*Problem to work on*. Output the full listing below exactly, without the pictures.

*Given data*.
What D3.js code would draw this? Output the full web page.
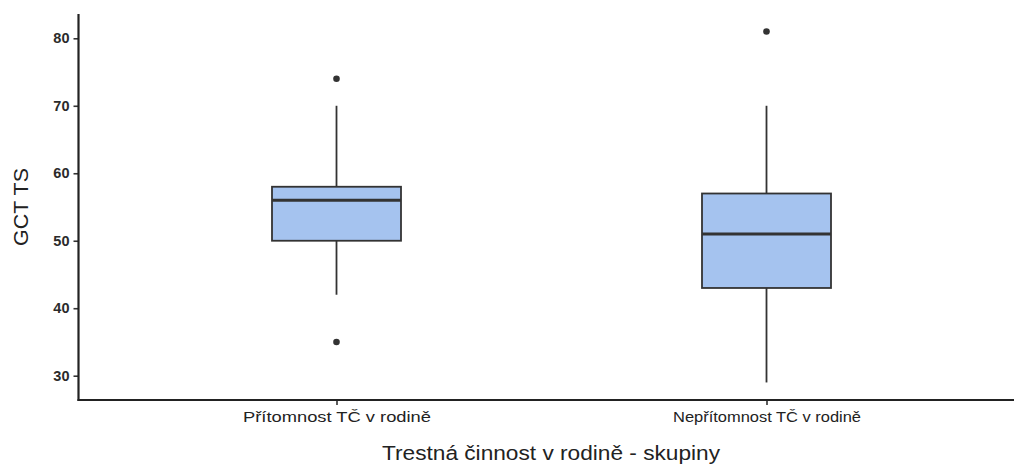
<!DOCTYPE html>
<html><head><meta charset="utf-8">
<script src="https://cdn.jsdelivr.net/npm/d3@7"></script>
<style>body{margin:0;background:#fff}svg{display:block}text{font-family:"Liberation Sans",Arial,sans-serif}</style>
</head><body><svg id="c" width="1014" height="466"></svg>
<script>
const categories = ["Přítomnost TČ v rodině", "Nepřítomnost TČ v rodině"];
const lowerWhisker = [42, 29];
const q1 = [50, 43];
const median = [56, 51];
const q3 = [58, 57];
const upperWhisker = [70, 70];
const outliers = [[74, 35], [81]];
const yTicks = [30, 40, 50, 60, 70, 80];

(function () {
const svg = d3.select("#c");
const padLeft = 78.5, padTop = 14, padBottom = 400;
const x = d3.scaleLinear().domain([0.4, 2.6]).range([padLeft, padLeft + 2.2 * 430]);
const y = d3.scaleLinear().domain([26.4, 83.6]).range([padBottom, padTop]);
const ink = "#333333";
const boxW = 0.3;

const data = categories.map((c, i) => ({c, i: i + 1, lw: lowerWhisker[i], q1: q1[i], med: median[i], q3: q3[i], uw: upperWhisker[i], out: outliers[i]}));

const g = svg.append("g");
data.forEach(d => {
  const cx = x(d.i);
  g.append("line").attr("x1", cx).attr("x2", cx).attr("y1", y(d.uw)).attr("y2", y(d.q3)).attr("stroke", ink).attr("stroke-width", 1.8);
  g.append("line").attr("x1", cx).attr("x2", cx).attr("y1", y(d.q1)).attr("y2", y(d.lw)).attr("stroke", ink).attr("stroke-width", 1.8);
  g.append("rect").attr("x", x(d.i - boxW / 2)).attr("width", x(d.i + boxW / 2) - x(d.i - boxW / 2))
    .attr("y", y(d.q3)).attr("height", y(d.q1) - y(d.q3))
    .attr("fill", "#a5c3ef").attr("stroke", ink).attr("stroke-width", 1.8);
  g.append("line").attr("x1", x(d.i - boxW / 2)).attr("x2", x(d.i + boxW / 2)).attr("y1", y(d.med)).attr("y2", y(d.med)).attr("stroke", ink).attr("stroke-width", 3);
  d.out.forEach(v => g.append("circle").attr("cx", cx).attr("cy", y(v)).attr("r", 3.3).attr("fill", ink));
});

const ya = svg.append("g").attr("transform", `translate(${padLeft},0)`)
  .call(d3.axisLeft(y).tickValues(yTicks).tickSize(5).tickPadding(4));
ya.select(".domain").remove();
ya.selectAll(".tick line").attr("stroke", ink).attr("stroke-width", 1.6);
ya.selectAll(".tick text").attr("fill", "#2b2b2b").attr("font-size", 14.5).attr("font-weight", "bold");
svg.append("line").attr("x1", padLeft).attr("x2", padLeft).attr("y1", padTop).attr("y2", padBottom + 1).attr("stroke", "#222").attr("stroke-width", 2.2);

const xa = svg.append("g").attr("transform", `translate(0,${padBottom})`)
  .call(d3.axisBottom(x).tickValues([1, 2]).tickFormat(v => categories[v - 1]).tickSize(5).tickPadding(7));
xa.select(".domain").remove();
xa.selectAll(".tick line").attr("stroke", ink).attr("stroke-width", 1.6);
xa.selectAll(".tick text").attr("fill", "#222").attr("font-size", 14).attr("textLength", 188).attr("lengthAdjust", "spacingAndGlyphs");
svg.append("line").attr("x1", padLeft - 1).attr("x2", 1014).attr("y1", padBottom).attr("y2", padBottom).attr("stroke", "#222").attr("stroke-width", 2.2);

svg.append("text").attr("x", 551).attr("y", 460).attr("text-anchor", "middle").attr("font-size", 20.5).attr("fill", "#222")
  .attr("textLength", 338).attr("lengthAdjust", "spacingAndGlyphs").text("Trestná činnost v rodině - skupiny");
svg.append("text").attr("transform", `translate(28,207) rotate(-90)`).attr("text-anchor", "middle").attr("font-size", 20.5).attr("fill", "#222")
  .attr("textLength", 78).attr("lengthAdjust", "spacingAndGlyphs").text("GCT TS");
})();
</script></body></html>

*Complete answer*.
What D3.js code would draw this? Output the full web page.
<!DOCTYPE html>
<html><head><meta charset="utf-8">
<script src="https://cdn.jsdelivr.net/npm/d3@7"></script>
<style>body{margin:0;background:#fff}svg{display:block}text{font-family:"Liberation Sans",Arial,sans-serif}</style>
</head><body><svg id="c" width="1014" height="466"></svg>
<script>
const categories = ["Přítomnost TČ v rodině", "Nepřítomnost TČ v rodině"];
const lowerWhisker = [42, 29];
const q1 = [50, 43];
const median = [56, 51];
const q3 = [58, 57];
const upperWhisker = [70, 70];
const outliers = [[74, 35], [81]];
const yTicks = [30, 40, 50, 60, 70, 80];

(function () {
const svg = d3.select("#c");
const padLeft = 78.5, padTop = 14, padBottom = 400;
const x = d3.scaleLinear().domain([0.4, 2.6]).range([padLeft, padLeft + 2.2 * 430]);
const y = d3.scaleLinear().domain([26.4, 83.6]).range([padBottom, padTop]);
const ink = "#333333";
const boxW = 0.3;

const data = categories.map((c, i) => ({c, i: i + 1, lw: lowerWhisker[i], q1: q1[i], med: median[i], q3: q3[i], uw: upperWhisker[i], out: outliers[i]}));

const g = svg.append("g");
data.forEach(d => {
  const cx = x(d.i);
  g.append("line").attr("x1", cx).attr("x2", cx).attr("y1", y(d.uw)).attr("y2", y(d.q3)).attr("stroke", ink).attr("stroke-width", 1.8);
  g.append("line").attr("x1", cx).attr("x2", cx).attr("y1", y(d.q1)).attr("y2", y(d.lw)).attr("stroke", ink).attr("stroke-width", 1.8);
  g.append("rect").attr("x", x(d.i - boxW / 2)).attr("width", x(d.i + boxW / 2) - x(d.i - boxW / 2))
    .attr("y", y(d.q3)).attr("height", y(d.q1) - y(d.q3))
    .attr("fill", "#a5c3ef").attr("stroke", ink).attr("stroke-width", 1.8);
  g.append("line").attr("x1", x(d.i - boxW / 2)).attr("x2", x(d.i + boxW / 2)).attr("y1", y(d.med)).attr("y2", y(d.med)).attr("stroke", ink).attr("stroke-width", 3);
  d.out.forEach(v => g.append("circle").attr("cx", cx).attr("cy", y(v)).attr("r", 3.3).attr("fill", ink));
});

const ya = svg.append("g").attr("transform", `translate(${padLeft},0)`)
  .call(d3.axisLeft(y).tickValues(yTicks).tickSize(5).tickPadding(4));
ya.select(".domain").remove();
ya.selectAll(".tick line").attr("stroke", ink).attr("stroke-width", 1.6);
ya.selectAll(".tick text").attr("fill", "#2b2b2b").attr("font-size", 14.5).attr("font-weight", "bold");
svg.append("line").attr("x1", padLeft).attr("x2", padLeft).attr("y1", padTop).attr("y2", padBottom + 1).attr("stroke", "#222").attr("stroke-width", 2.2);

const xa = svg.append("g").attr("transform", `translate(0,${padBottom})`)
  .call(d3.axisBottom(x).tickValues([1, 2]).tickFormat(v => categories[v - 1]).tickSize(5).tickPadding(7));
xa.select(".domain").remove();
xa.selectAll(".tick line").attr("stroke", ink).attr("stroke-width", 1.6);
xa.selectAll(".tick text").attr("fill", "#222").attr("font-size", 14).attr("textLength", 188).attr("lengthAdjust", "spacingAndGlyphs");
svg.append("line").attr("x1", padLeft - 1).attr("x2", 1014).attr("y1", padBottom).attr("y2", padBottom).attr("stroke", "#222").attr("stroke-width", 2.2);

svg.append("text").attr("x", 551).attr("y", 460).attr("text-anchor", "middle").attr("font-size", 20.5).attr("fill", "#222")
  .attr("textLength", 338).attr("lengthAdjust", "spacingAndGlyphs").text("Trestná činnost v rodině - skupiny");
svg.append("text").attr("transform", `translate(28,207) rotate(-90)`).attr("text-anchor", "middle").attr("font-size", 20.5).attr("fill", "#222")
  .attr("textLength", 78).attr("lengthAdjust", "spacingAndGlyphs").text("GCT TS");
})();
</script></body></html>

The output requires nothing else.